Because there is nothing to suggest they can. Albeit, even if this team was doing everything they could right now, dominating the regular season, as excited as I would be, I might say this team has to prove it in the playoffs.
Well, I would be pretty excited and have my hopes up.
But losing games in the fashion that they have this month — 9-6 to Calgary (blowing a 4-1 lead), 4-0 to the Caps (forgetting to show up against the team who eliminated them last Spring, while also playing for a chance at first place in the Metro) — didn’t inspire much confidence and brought things back to reality.
Sure, throw those games aside as a bad game. I’ll give you that. They’ve looked better in recent days, but they still lost to the Canucks, blowing a 2-1 third period lead, beat a last placed Kings team, and lost in overtime to the Ducks before edging the Golden Knights 1-0. I’m talking about things from a macro level. They’re in second place in their division but where do you really evaluate the outlook for this team?
The special teams, while not the all-out disaster it has been (you know what I’m talking about) is still not great. The penalty kill (79.8%) is creeping back up towards middle of the pack, but the power play (15.1%) is still not that good. And the team is setting record paces in goals scored (108 GF, 3.27 GF/GP) but also goals given up (104 GA, 3.15 GA/GP).
But the thing that drives me up a wall with this team is the inconsistency. Nick Foligno, the esteemed captain of this club, is a good, gritty player.

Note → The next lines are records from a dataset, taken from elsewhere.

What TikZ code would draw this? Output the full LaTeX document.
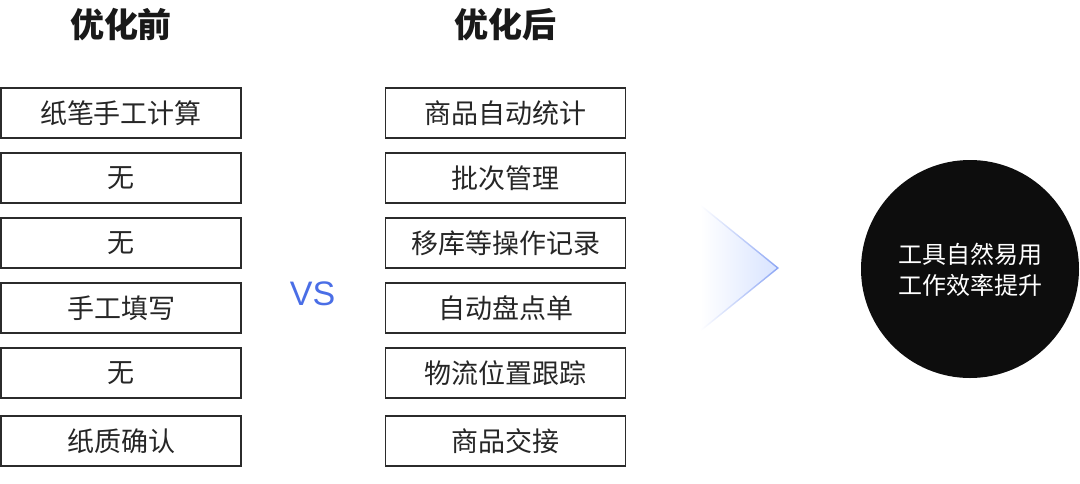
\documentclass[tikz,border=0pt]{standalone}
\usepackage{fontspec}
\setmainfont{Noto Sans CJK SC}
\newfontfamily\vsfont{Liberation Sans}
\usepackage{tikz}
\usetikzlibrary{positioning}

\definecolor{vsblue}{HTML}{4A6EE6}
\definecolor{chevfill}{HTML}{D9E4FF}
\definecolor{chevline}{HTML}{8AA4F4}
\definecolor{boxline}{HTML}{2B2B2B}
\definecolor{dot}{HTML}{0D0D0D}

\begin{document}
\begin{tikzpicture}[
  x=1pt, y=-1pt,
  % column titles
  title/.style={font=\fontsize{34}{38}\selectfont\bfseries, text=black!90, inner sep=0pt},
  % comparison boxes
  item/.style={draw=boxline, line width=1.4pt, fill=white,
               minimum width=240pt, minimum height=50pt, inner sep=0pt,
               font=\fontsize{27}{30}\selectfont, text=black!85},
  % result circle
  result/.style={circle, fill=dot, minimum size=218pt, inner sep=0pt,
                 text=white, align=center,
                 font=\fontsize{24}{31}\selectfont},
]
\useasboundingbox (0,0) rectangle (1080,483);

% ── Column X positions ────────────────────────────────────────────────
\def\xB{121}    % before
\def\xA{505.5}  % after

% ── Titles ───────────────────────────────────────────────────────────
\node[title] (titleB) at (\xB,25) {优化前};
\node[title] (titleA) at (\xA,25) {优化后};

% ── Before column ────────────────────────────────────────────────────
\node[item] (before1) at (\xB,113) {纸笔手工计算};
\node[item] (before2) at (\xB,178) {无};
\node[item] (before3) at (\xB,243) {无};
\node[item] (before4) at (\xB,308) {手工填写};
\node[item] (before5) at (\xB,373) {无};
\node[item] (before6) at (\xB,441) {纸质确认};

% ── After column ─────────────────────────────────────────────────────
\node[item] (after1) at (\xA,113) {商品自动统计};
\node[item] (after2) at (\xA,178) {批次管理};
\node[item] (after3) at (\xA,243) {移库等操作记录};
\node[item] (after4) at (\xA,308) {自动盘点单};
\node[item] (after5) at (\xA,373) {物流位置跟踪};
\node[item] (after6) at (\xA,441) {商品交接};

% ── VS ───────────────────────────────────────────────────────────────
\node[text=vsblue, font=\vsfont\fontsize{34}{36}\selectfont, inner sep=0pt]
  (vs) at (312.5,294) {VS};

% ── Chevron (edge = outer shade, fill = inner shade) ─────────────────
\shade[left color=white, right color=chevline]
  (700,204) -- (779,268) -- (700,332) -- cycle;
\shade[left color=white, right color=chevfill]
  (700,206) -- (776.5,268) -- (700,330) -- cycle;

% ── Result ───────────────────────────────────────────────────────────
\node[result] (result) at (970,269) {\\[-9pt]工具自然易用\\工作效率提升};

\end{tikzpicture}
\end{document}
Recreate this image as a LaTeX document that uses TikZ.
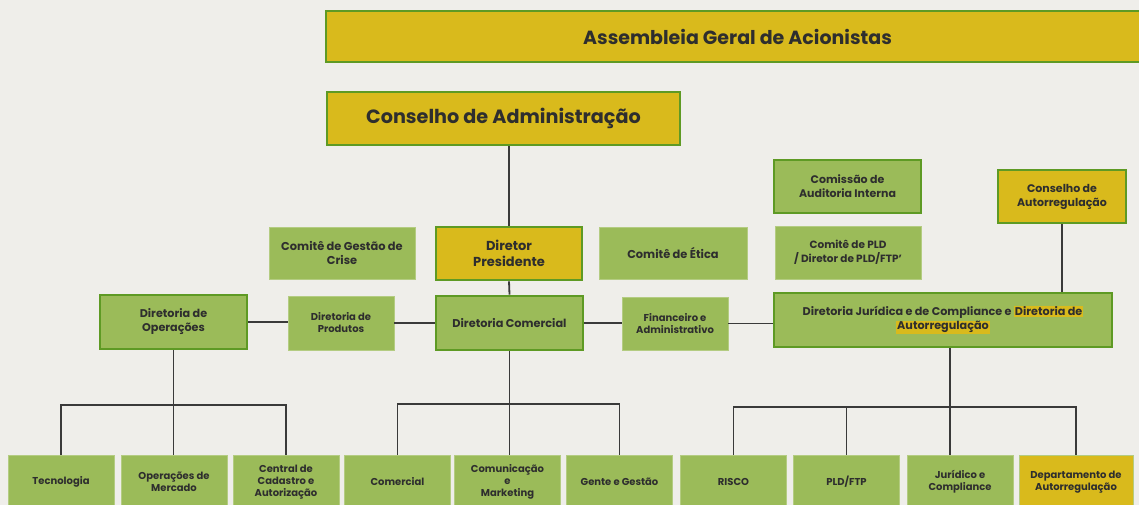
\documentclass[tikz,border=0pt]{standalone}
\usepackage{fontspec}
\setmainfont{Poppins}
\usepackage{xcolor}
\definecolor{fundo}{HTML}{EFEEEA}
\definecolor{verde}{HTML}{9BBB59}
\definecolor{verdeescuro}{HTML}{5E9A24}
\definecolor{ouro}{HTML}{D9BA1C}
\definecolor{texto}{HTML}{2E2E2E}
\definecolor{linha}{HTML}{3A3A3A}
\newcommand{\realce}[1]{{\setlength{\fboxsep}{1pt}\colorbox{ouro}{#1}}}

\begin{document}
\begin{tikzpicture}[x=1pt,y=-1pt,
    caixa/.style={fill=verde,draw=verde!75!white,line width=0.8pt,text=texto,align=center,inner sep=2pt,
      font=\bfseries\fontsize{10}{12}\selectfont},
    chefe/.style={caixa,draw=verdeescuro,line width=2.6pt},
    dourada/.style={fill=ouro},
    base/.style={caixa,minimum width=106pt,minimum height=54pt},
    liga/.style={draw=linha,line width=1.8pt}
  ]
  \path[use as bounding box,fill=fundo] (0,0) rectangle (1139,505);

  % topo
  \node[chefe,dourada,minimum width=823pt,minimum height=51pt,font=\bfseries\fontsize{19}{22}\selectfont] (assembleia) at (737.5,36.5) {Assembleia Geral de Acionistas};
  \node[chefe,dourada,minimum width=353pt,minimum height=53pt,font=\bfseries\fontsize{19.2}{22}\selectfont] (conselho) at (503.5,118.5) {Conselho de Administração};

  % presidencia e comites
  \node[chefe,dourada,minimum width=146pt,minimum height=53pt,font=\bfseries\fontsize{13}{16}\selectfont] (presidente) at (509,253.5) {Diretor\\Presidente};
  \node[caixa,minimum width=146pt,minimum height=52pt,font=\bfseries\fontsize{11.4}{14}\selectfont] (crise) at (342,253) {Comitê de Gestão de\\Crise};
  \node[caixa,minimum width=148pt,minimum height=52pt,font=\bfseries\fontsize{11.4}{14}\selectfont] (etica) at (673,253) {Comitê de Ética};
  \node[chefe,minimum width=147pt,minimum height=53pt,font=\bfseries\fontsize{11}{14}\selectfont] (auditoria) at (847.5,186.5) {Comissão de\\Auditoria Interna};
  \node[caixa,minimum width=146pt,minimum height=53pt,font=\bfseries\fontsize{10.5}{14}\selectfont] (pld) at (848,252.5) {Comitê de PLD\\/ Diretor de PLD/FTP’};
  \node[chefe,dourada,minimum width=128pt,minimum height=53pt,font=\bfseries\fontsize{11}{14}\selectfont] (autorreg) at (1062,196.5) {Conselho de\\Autorregulação};

  % diretorias
  \node[chefe,minimum width=147pt,minimum height=54pt,font=\bfseries\fontsize{11.2}{14}\selectfont] (operacoes) at (173.5,322) {Diretoria de\\Operações};
  \node[caixa,minimum width=106pt,minimum height=54pt] (produtos) at (341,323) {Diretoria de\\Produtos};
  \node[chefe,minimum width=147pt,minimum height=54pt,font=\bfseries\fontsize{11.3}{14}\selectfont] (comercial) at (509.5,323) {Diretoria Comercial};
  \node[caixa,minimum width=106pt,minimum height=53pt] (financeiro) at (675,323.5) {Financeiro e\\Administrativo};
  \node[chefe,minimum width=338pt,minimum height=54pt,font=\bfseries\fontsize{11.2}{14}\selectfont] (juridica) at (943,320) {Diretoria Jurídica e de Compliance e \realce{Diretoria de}\\\realce{Autorregulação}};

  % areas
  \node[base] (tecnologia) at (61,482) {Tecnologia};
  \node[base] (mercado) at (174,482) {Operações de\\Mercado};
  \node[base] (cadastro) at (286,482) {Central de\\Cadastro e\\Autorização};
  \node[base] (vendas) at (397.5,482) {Comercial};
  \node[base] (marketing) at (507.5,482) {Comunicação\\e\\Marketing};
  \node[base] (gente) at (619.5,482) {Gente e Gestão};
  \node[base] (risco) at (733.5,482) {RISCO};
  \node[base] (ftp) at (846.5,482) {PLD/FTP};
  \node[base] (compliance) at (960,482) {Jurídico e\\Compliance};
  \node[base,dourada,minimum width=114pt] (departamento) at (1076,482) {Departamento de\\Autorregulação};

  % ligacoes
  \draw[liga] (presidente.north) -- (presidente.north |- conselho.south);
  \draw[liga] (presidente.south) -- (comercial.north);
  \draw[liga] (autorreg.south) -- (autorreg.south |- juridica.north);
  \draw[liga] (operacoes.east) -- (operacoes.east -| produtos.west);
  \draw[liga] (produtos.east) -- (produtos.east -| comercial.west);
  \draw[liga] (comercial.east) -- (comercial.east -| financeiro.west);
  \draw[liga] (financeiro.east) -- (financeiro.east -| juridica.west);

  \draw[liga] (operacoes.south) -- (operacoes.south |- mercado.north);
  \draw[liga] (tecnologia.north) -- ++(0,-50) -| (cadastro.north);
  \draw[liga] (comercial.south) -- (comercial.south |- marketing.north);
  \draw[liga] (vendas.north) -- ++(0,-51) -| (gente.north);
  \draw[liga] ([xshift=7pt]juridica.south) -- ([xshift=7pt]juridica.south |- compliance.north);
  \draw[liga] (risco.north) -- ++(0,-48) -| (departamento.north);
  \draw[liga] (ftp.north) -- ++(0,-48);
\end{tikzpicture}
\end{document}
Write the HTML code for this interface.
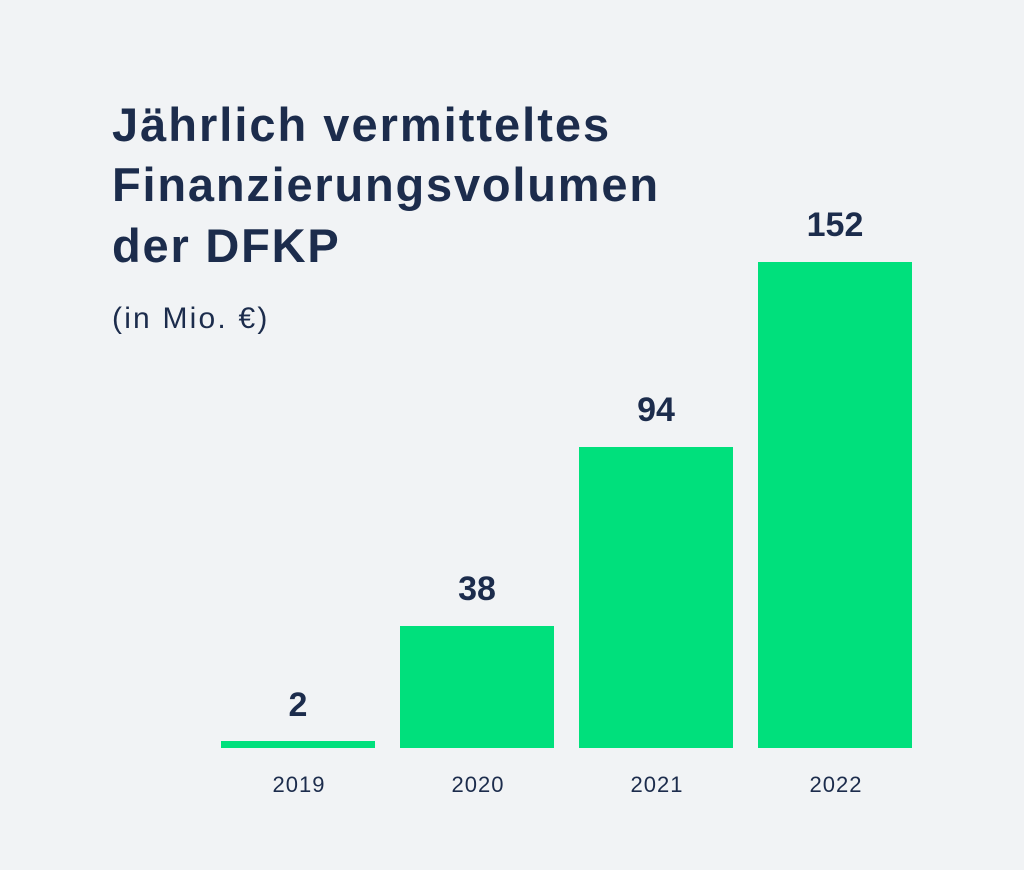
<!DOCTYPE html>
<html>
<head>
<meta charset="utf-8">
<style>
  html, body { margin:0; padding:0; background:#f1f3f5; }
  svg { display:block; }
  text { font-family: "Liberation Sans", "DejaVu Sans", sans-serif; fill:#1c2c4c; }
</style>
</head>
<body>
<svg width="1024" height="870" viewBox="0 0 1024 870" xmlns="http://www.w3.org/2000/svg">
  <rect x="0" y="0" width="1024" height="870" fill="#f1f3f5"/>
  <!-- Title -->
  <text x="112" y="141" font-size="47" font-weight="bold" letter-spacing="2.0">Jährlich vermitteltes</text>
  <text x="112" y="201" font-size="47" font-weight="bold" letter-spacing="1.8">Finanzierungsvolumen</text>
  <text x="112" y="262" font-size="47" font-weight="bold" letter-spacing="1.8">der DFKP</text>
  <text x="112" y="328" font-size="30" letter-spacing="2.2">(in Mio. €)</text>

  <!-- Bars -->
  <rect x="221" y="741" width="154" height="7" fill="#00e07c"/>
  <rect x="400" y="626" width="154" height="122" fill="#00e07c"/>
  <rect x="579" y="447" width="154" height="301" fill="#00e07c"/>
  <rect x="758" y="262" width="154" height="486" fill="#00e07c"/>

  <!-- Values -->
  <text x="298" y="716" font-size="34" font-weight="bold" text-anchor="middle">2</text>
  <text x="477" y="600" font-size="34" font-weight="bold" text-anchor="middle">38</text>
  <text x="656" y="421" font-size="34" font-weight="bold" text-anchor="middle">94</text>
  <text x="835" y="236" font-size="34" font-weight="bold" text-anchor="middle">152</text>

  <!-- Years -->
  <text x="299" y="792" font-size="22" letter-spacing="1" text-anchor="middle">2019</text>
  <text x="478" y="792" font-size="22" letter-spacing="1" text-anchor="middle">2020</text>
  <text x="657" y="792" font-size="22" letter-spacing="1" text-anchor="middle">2021</text>
  <text x="836" y="792" font-size="22" letter-spacing="1" text-anchor="middle">2022</text>
</svg>
</body>
</html>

He brings his all on the ice. But — you knew there would be a but — have you noticed whenever the team follows up with an unexplainable out of this world flat performance, Foligno follows that up with suddenly no answers, not a clue of what just transpired. He’s ‘embarrassed.’ He talks about what the players need to do. But I’m kind of over hearing about what didn’t happen, and what needs to change.
Do it already!
I get that sometimes there’s nothing else that can be said. He answers the questions that come his way. But the rhetoric is tired and stale. Sometimes you might not have answers but you’re just honest. Like a few Blues players recently.
Tarasenko: “I apologize to all our fans. We can’t play at home like this. I don’t know how to fix it. We work on it but it doesn’t work for now.”— Jeremy Rutherford (@jprutherford) December 9, 2018
Steen: “Right now we’re not committed enough to what we want to accomplish”
Schenn: “We’re a fragile group. It comes with losing”
After the game against Boston, Foligno talked about being embarrassed and disappointed. That he couldn’t remember the last time he felt that way.
What, was the week earlier a dream?
That Oilers game was brought up in the postgame scrum and he acknowledged the team allowing seven goals in a weeks’ span, the lack of emotion from the players. That seems to be a constant theme with this club. It’s already occurred more than once this season and John Tortorella has shrugged and basically said better ask the players!
This season Foligno has been the same sound bites. You could just play one on repeat.
These sentiments about being hungry goes back a ways.
#CBJ LW Nick Foligno: "We’re hungry right now. As a team, we’re not happy where we are. But we’re excited about where we want to go."— Aaron Portzline (@Aportzline) December 8, 2013
Look, I don't know how you feel about this team, or the leadership. I think Foligno is a fine player, getting overpaid based on his breakout season of 2014-15 when he scored 73 points (31 goals, 42 assists). Money aside, he’s the blue-collar player who will step up, get into a fight, score a goal, and you don’t have to question his desire. Credit goes to Fligs for scoring the game-winner Monday in the 1-0 win over the Golden Knights; Also his 800th career game.
But maybe he is, at times, burdened by the “C” on his sweater. Perhaps he is holding the brunt of the teams’ frustration. Maybe removing the “C” is the answer, or is it such a small part of the overall upheaval that is needed around the team that it wouldn’t cause much difference?
I’ve said this before, and I thoroughly believe Seth Jones is the future captain of this team.
Tortorella got his extension — through 2020-21 — prior to the season. I’ve been in his corner because he’s the only coach to bring the kind of sustained success this club has never seen before him. I get that the intentions behind his style and system might be misplaced in today’s NHL. But benching a player late in a game because he commits a bad penalty or isn’t playing up to the par that Tortorella expects just fosters the accountability approach — written about by Aaron Portzline of The Athletic (subscription required) — he has insisted and preached upon from the start. Wanting Zach Werenski to actually play defense is not a bad thing.
Having benched anyone from Artemi Panarin to Cam Atkinson to Nick Foligno, we’ve seen the play from these players elevate, whether as a direct result of the benching or not. If only that elevation could happen every single night. But some kind of change is needed. It’s easy to get lost in regular-season success when you’re not used to it. The 2016-17 season was fun because there were no expectations and a 16-game winning streak and 27-5-4 record was improbable. But that was two years ago, there’s been two more one-and-done playoff exits, and everyone’s ready to change another number: That 5-16 playoff record.